Adaptive Failure Detection Timers for IGP Networks

Abstract : Guaranteeing a high availability of communication services to customers is a day-to-day challenge for Carrier networks. In the context of IGP routing, when a failure occurs, a re-convergence process is initiated in order to re-establish a consistent view of the network. During this process, the latency of the failure detection, which is realized by the Hello protocol, is responsible for an important unavailability. Indeed, quick failure detection would require the use of fast Hello exchange which, in turn, would cause false detection and instability. However, there are often forewarning signs that a network device is about to stop working properly. Based on an embedded and real-time risk-level assessment, one can adapt in a real-time manner the Hello message frequency of sick nodes and thus reduce unavailability while maintaining the routing stability. This papers details and evaluates a mechanism for adaptive failure detection timers in IGP networks.

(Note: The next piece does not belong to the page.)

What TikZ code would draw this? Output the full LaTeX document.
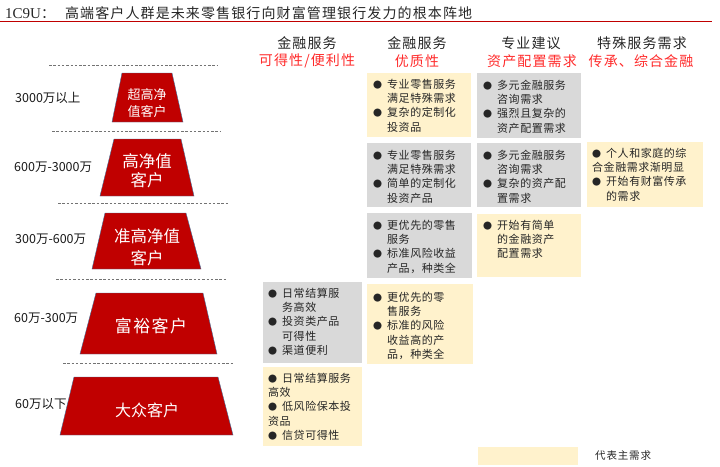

The impacts in terms of availability and quantity of Hello messages have been estimated based on an analytical model and then simulated to measure the benefits of the proposed proactive self-healing function.
Bruno Vidalenc, Ludovic Noirie, Samir Ghamri-Doudane, Eric Renault. Adaptive Failure Detection Timers for IGP Networks. IFIP Networking Conference 2013, May 2013, Brooklyn, NY, United States. pp.1-9. ⟨hal-00904729⟩